En 2024 également, le gouvernement a introduit une option "accélérée" pour les étrangers qui se sont exceptionnellement bien intégrés. Ces étrangers peuvent devenir citoyens allemands après seulement trois ans de vie en Allemagne s'ils possèdent de solides compétences linguistiques en allemand au niveau C1 ou supérieur et s'ils font preuve d'une performance supérieure à la moyenne au travail, à l'école ou dans le cadre d'activités bénévoles, en plus de toutes les autres exigences.
Cette "voie rapide" ou "turbo-naturalisation" a été abolie en octobre 2025 par un vote du Bundestag sous la coalition de l'Union chrétienne-démocrate (CDU) et du SPD, ce qui signifie que les affirmations de Weidel dans le clip sont dépassées.
Quoi qu'il en soit, peu d'étrangers vivant en Allemagne ont eu recours à la procédure dite "accélérée" : les données de l'Office allemand des statistiques montrent qu'à peine 7 % de toutes les naturalisations ont emprunté cette voie en 2024.
Existe-t-il un quota de naturalisations ?
L'une des affirmations d'Alice Weidel concernant l'objectif de 40 000 naturalisations fixé par l'Office berlinois de l'immigration (LEA) est effectivement vraie.
En janvier de cette année, la sénatrice de l'intérieur de Berlin, Iris Spranger, a annoncé que le Land avait dépassé l'objectif de 20 000 naturalisations fixé l'année précédente et a fixé un objectif élevé pour l'année suivante.

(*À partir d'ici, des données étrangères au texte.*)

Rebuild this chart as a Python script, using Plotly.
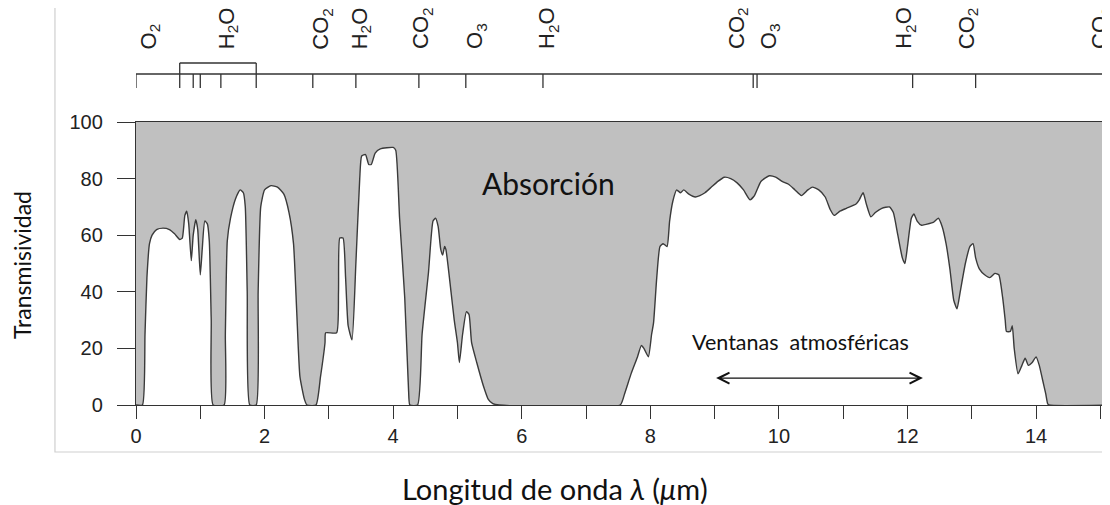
import plotly.graph_objects as go

# ---------------- data ----------------
wavelength = [
    0.0, 0.1, 0.14, 0.17, 0.21, 0.25, 0.32, 0.42, 0.52, 0.6, 0.68, 0.72, 0.76, 0.79, 0.82, 0.86,
    0.89, 0.93, 0.96, 1.0, 1.03, 1.07, 1.11, 1.14, 1.17, 1.2, 1.37, 1.39, 1.42, 1.47, 1.55, 1.62,
    1.67, 1.70, 1.73, 1.77, 1.87, 1.9, 1.94, 2.0, 2.1, 2.2, 2.3, 2.38, 2.45, 2.5, 2.55, 2.62,
    2.66, 2.8, 2.87, 2.94, 2.95, 3.12, 3.15, 3.17, 3.22, 3.26, 3.3, 3.36, 3.42, 3.48, 3.51, 3.57,
    3.62, 3.66, 3.72, 3.8, 4.0, 4.04, 4.1, 4.18, 4.24, 4.26, 4.38, 4.45, 4.55, 4.62, 4.66, 4.70,
    4.74, 4.77, 4.8, 4.82, 4.9, 4.95, 5.0, 5.03, 5.08, 5.14, 5.18, 5.22, 5.3, 5.4, 5.48, 5.55,
    5.65, 7.53, 7.6, 7.7, 7.8, 7.86, 7.9, 7.97, 8.02, 8.05, 8.1, 8.15, 8.2, 8.26, 8.3, 8.35,
    8.41, 8.47, 8.52, 8.6, 8.7, 8.77, 8.85, 8.95, 9.05, 9.15, 9.25, 9.35, 9.45, 9.55, 9.62, 9.72,
    9.85, 9.95, 10.05, 10.15, 10.25, 10.35, 10.45, 10.52, 10.62, 10.72, 10.8, 10.86, 10.95, 11.05, 11.2, 11.25,
    11.31, 11.36, 11.43, 11.5, 11.6, 11.72, 11.78, 11.85, 11.92, 11.96, 12.0, 12.06, 12.1, 12.15, 12.22, 12.32,
    12.4, 12.48, 12.54, 12.6, 12.66, 12.72, 12.77, 12.82, 12.9, 12.97, 13.02, 13.06, 13.12, 13.2, 13.28, 13.36,
    13.42, 13.48, 13.52, 13.54, 13.6, 13.63, 13.66, 13.72, 13.78, 13.83, 13.88, 13.94, 14.0, 14.05, 14.1, 14.15,
    14.18, 14.2, 15.2,
]
transmittance = [
    0, 0, 25, 45, 57, 60, 62, 62.5, 62, 60.5, 58.5, 59, 67, 68.5, 64, 51,
    60, 65.5, 62, 46, 55, 65, 64, 58, 30, 0, 0, 25, 58, 66, 73, 76,
    75, 70, 40, 0, 0, 40, 70, 76, 77.5, 77, 74.5, 68, 57, 33, 10, 2,
    0, 0, 10, 22, 25.5, 25.5, 40, 59, 59, 45, 28, 23, 50, 80, 88, 88.5,
    85, 85, 89, 90.5, 91, 90, 66, 38, 5, 0, 0, 25, 47, 65, 66, 63,
    55, 53, 56, 55, 40, 30, 22, 15, 25, 33, 32, 22, 15, 7, 2, 0.5,
    0, 0, 4, 11, 17, 21, 20, 17, 25, 29, 45, 56, 57, 56, 65, 72,
    76, 75, 76, 74.5, 73.5, 74, 75, 77, 79, 80.5, 80, 78.5, 76, 72.5, 74, 79,
    81, 80.5, 79, 78, 76, 74, 76, 77, 76, 73.5, 69, 67, 68.5, 69.5, 71, 72.5,
    75, 71, 66.5, 68, 69.5, 70, 68, 60, 52, 50, 56, 66, 67.5, 65, 63.5, 64,
    64.5, 66, 63, 57, 48, 37, 34, 40, 50, 56, 57, 52, 48, 46, 45, 46.5,
    46, 38, 30, 26, 26, 28, 20, 11, 14, 16.5, 14, 15, 17, 14, 9, 4,
    0.5, 0, 0,
]

x_tick_values = [0, 2, 4, 6, 8, 10, 12, 14]
y_tick_values = [0, 20, 40, 60, 80, 100]

# absorption bands marked on the top scale
band_positions = [0.0, 0.68, 0.89, 1.0, 1.32, 1.87, 2.75, 3.42, 4.4, 5.13, 6.33,
                  9.6, 9.66, 12.08, 13.06, 15.12]
bracket_band = [0.68, 1.87]
gas_labels = ["O<sub>2</sub>", "H<sub>2</sub>O", "CO<sub>2</sub>", "H<sub>2</sub>O",
              "CO<sub>2</sub>", "O<sub>3</sub>", "H<sub>2</sub>O", "CO<sub>2</sub>",
              "O<sub>3</sub>", "H<sub>2</sub>O", "CO<sub>2</sub>", "CO<sub>2</sub>"]
gas_label_x = [0.22, 1.43, 2.9, 3.5, 4.46, 5.3, 6.42, 9.36, 9.86, 11.97, 12.94, 15.02]

X_MAX = 15.15
DARK = "#333333"
TXT = "#222222"
GRAY_FILL = "#c0c0c0"

fig = go.Figure()
fig.add_trace(go.Scatter(
    x=wavelength, y=transmittance, mode="lines",
    line=dict(color="#3a3a3a", width=1.4, shape="spline", smoothing=0.5),
    fill="tozeroy", fillcolor="white", hoverinfo="skip", showlegend=False,
))

# --- top band scale (in paper y above the plot) ---
LINE_Y = 1.1696
TICK_Y = 1.120
BRACKET_Y = 1.2085
LABEL_Y = 1.25
shapes = []
shapes.append(dict(type="line", xref="x", yref="paper", x0=0, x1=X_MAX, y0=LINE_Y, y1=LINE_Y,
                   line=dict(color=DARK, width=1.3)))
for p in band_positions:
    shapes.append(dict(type="line", xref="x", yref="paper", x0=p, x1=p, y0=TICK_Y, y1=LINE_Y,
                       line=dict(color=DARK, width=1.3)))
for p in bracket_band:
    shapes.append(dict(type="line", xref="x", yref="paper", x0=p, x1=p, y0=LINE_Y, y1=BRACKET_Y,
                       line=dict(color=DARK, width=1.3)))
shapes.append(dict(type="line", xref="x", yref="paper", x0=bracket_band[0], x1=bracket_band[1],
                   y0=BRACKET_Y, y1=BRACKET_Y, line=dict(color=DARK, width=1.3)))
# light outer frame
shapes.append(dict(type="rect", xref="paper", yref="paper", x0=-0.0832, x1=1.01, y0=-0.166, y1=1.6,
                   line=dict(color="#cfcfcf", width=1.2), layer="below"))

annotations = []
for lab, gx in zip(gas_labels, gas_label_x):
    annotations.append(dict(text=lab, x=gx, xref="x", y=LABEL_Y, yref="paper", textangle=-90,
                            xanchor="center", yanchor="bottom", showarrow=False,
                            font=dict(family="Liberation Sans, Arial", size=22, color=TXT)))

annotations.append(dict(text="Absorción", x=6.42, y=78.6, xref="x", yref="y", showarrow=False,
                        xanchor="center", yanchor="middle",
                        font=dict(family="Lato", size=30, color="#111111")))
annotations.append(dict(text="Ventanas  atmosféricas", x=10.34, y=22.4, xref="x", yref="y",
                        showarrow=False, xanchor="center", yanchor="middle",
                        font=dict(family="Lato", size=21.5, color="#111111")))
# double-headed arrow
annotations.append(dict(text="", x=12.24, y=9.5, ax=9.0, ay=9.5, xref="x", yref="y",
                        axref="x", ayref="y", showarrow=True, arrowside="end+start",
                        arrowhead=5, startarrowhead=5, arrowsize=1.8, startarrowsize=1.8,
                        arrowwidth=1.2, arrowcolor="#111111", standoff=0, startstandoff=0))
# axis titles
annotations.append(dict(text="Transmisividad", x=-0.117, y=0.495, xref="paper", yref="paper",
                        textangle=-90, showarrow=False, xanchor="center", yanchor="middle",
                        font=dict(family="Lato", size=23, color="#111111")))
annotations.append(dict(text="Longitud de onda <i>λ</i> (<i>μ</i>m)", x=0.43, y=-0.295,
                        xref="paper", yref="paper", showarrow=False, xanchor="center",
                        yanchor="middle", font=dict(family="Lato", size=29, color="#111111")))

# the page has an 8 px body margin, so the figure is made 8 px smaller and margins reduced
fig.update_layout(
    width=1102, height=497,
    margin=dict(l=128, r=0, t=114, b=100),
    paper_bgcolor="white", plot_bgcolor=GRAY_FILL,
    shapes=shapes, annotations=annotations,
    xaxis=dict(range=[0, X_MAX], tickmode="array", tickvals=x_tick_values,
               ticks="outside", ticklen=13, tickwidth=1.3, tickcolor=DARK,
               minor=dict(dtick=1, tick0=0, ticks="outside", ticklen=13, tickwidth=1.3,
                          tickcolor=DARK, showgrid=False),
               showline=True, linecolor=DARK, linewidth=1.4, mirror=True,
               showgrid=False, zeroline=False,
               tickfont=dict(family="Liberation Sans, Arial", size=20, color=TXT)),
    yaxis=dict(range=[0, 100], tickmode="array", tickvals=y_tick_values,
               ticks="outside", ticklen=18, tickwidth=1.3, tickcolor=DARK,
               ticklabelstandoff=10,
               showline=True, linecolor=DARK, linewidth=1.4,
               showgrid=False, zeroline=False,
               tickfont=dict(family="Liberation Sans, Arial", size=20, color=TXT)),
)

fig.write_html("out.html")
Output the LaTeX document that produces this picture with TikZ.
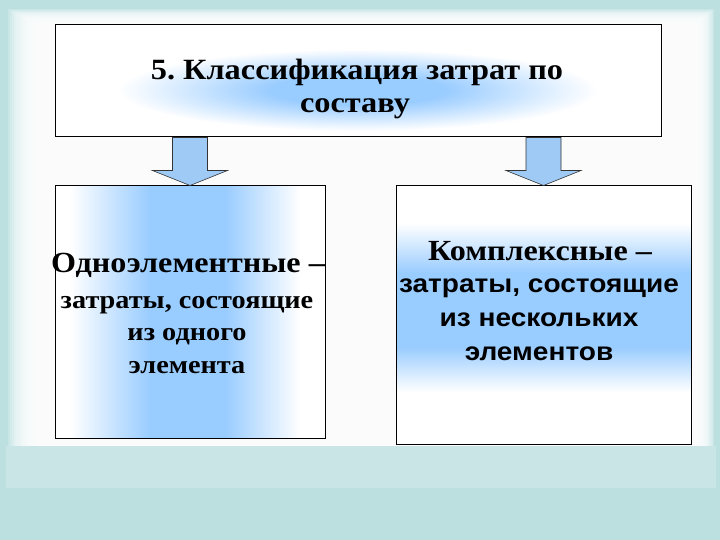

L'affirmation d'Alice Weidel n'est toutefois pas replacée dans son contexte. En janvier 2024, toutes les naturalisations à Berlin ont été centralisées pour être traitées par un seul bureau. Auparavant, les demandes de naturalisation étaient traitées par les bureaux des 12 districts de Berlin.
Ces bureaux avaient accumulé un arriéré d'environ 40 000 dossiers non traités. Les objectifs élevés fixés par le bureau s'expliquent donc en partie par la résorption du retard accumulé et non, comme l'a suggéré la politicienne, par un manque de réglementation en matière de traitement des passeports allemands pour les étrangers.
Selon la LEA, le bureau a également terminé la numérisation de ses systèmes à la mi-2024, ce qui lui a permis d'accélérer considérablement le processus, expliquant la forte augmentation des demandes traitées à la fin de 2024 et l'augmentation prévue en 2025.
Dans l'ensemble, il est vrai que le nombre de personnes recevant la nationalité allemande a augmenté ces dernières années. L'année dernière, l'Allemagne a accordé plus de 290 000 naturalisations, soit une forte augmentation de 46 % par rapport à l'année précédente.
Une partie au moins de cette augmentation a été attribuée au nombre de Syriens qui sont devenus éligibles à la naturalisation en 2023 ou 2024. La majorité des Syriens en Allemagne sont arrivés en tant que réfugiés en 2015 et 2016, et auraient donc rempli l'ancienne condition de résidence de huit ans au cours des deux dernières années.
Peut-on obtenir un passeport allemand en un mois ?
Contrairement à ce qu'affirme Capital Bra, il n'est pas possible d'obtenir un passeport allemand en tant qu'étranger en un mois.
Vivre légalement en Allemagne depuis au moins cinq ans est une condition normale pour obtenir la nationalité allemande.
Heidi Schairer, avocate spécialisée dans les naturalisations, a déclaré à l'équipe de vérification d_'Euronews, Le Cube_, qu'il n'y avait qu'une seule exception à cette condition : les conjoints de citoyens allemands peuvent entamer la procédure après trois ans de résidence, à condition qu'ils aient été mariés à un citoyen allemand pendant au moins deux de ces années.
Ailleurs, dans des cas exceptionnels, une personne peut justifier une accélération des délais de traitement de sa demande, mais c'est loin d'être la majorité.
"Par exemple, si un Polonais veut rejoindre l'équipe nationale allemande de football et que la Coupe du monde ou le championnat d'Europe a lieu dans six mois, c'est une raison valable", a déclaré l'avocate.
"Autre exemple : une personne sur le point de devenir fonctionnaire. Certaines règles pour les fonctionnaires deviendront plus restrictives l'année prochaine, et beaucoup veulent être naturalisés rapidement pour pouvoir être nommés", a-t-elle ajouté. "C'est aussi une raison d'accélérer les choses."
Les personnes vivant à l'étranger et descendant de ressortissants allemands peuvent également demander la nationalité allemande, mais cette procédure obéit à des règles distinctes et ne permet toujours pas une naturalisation en un mois.
Pour la grande majorité des étrangers qui souhaitent déposer une demande, les conditions de résidence de cinq ans et les délais d'attente qui s'ensuivent sont applicables.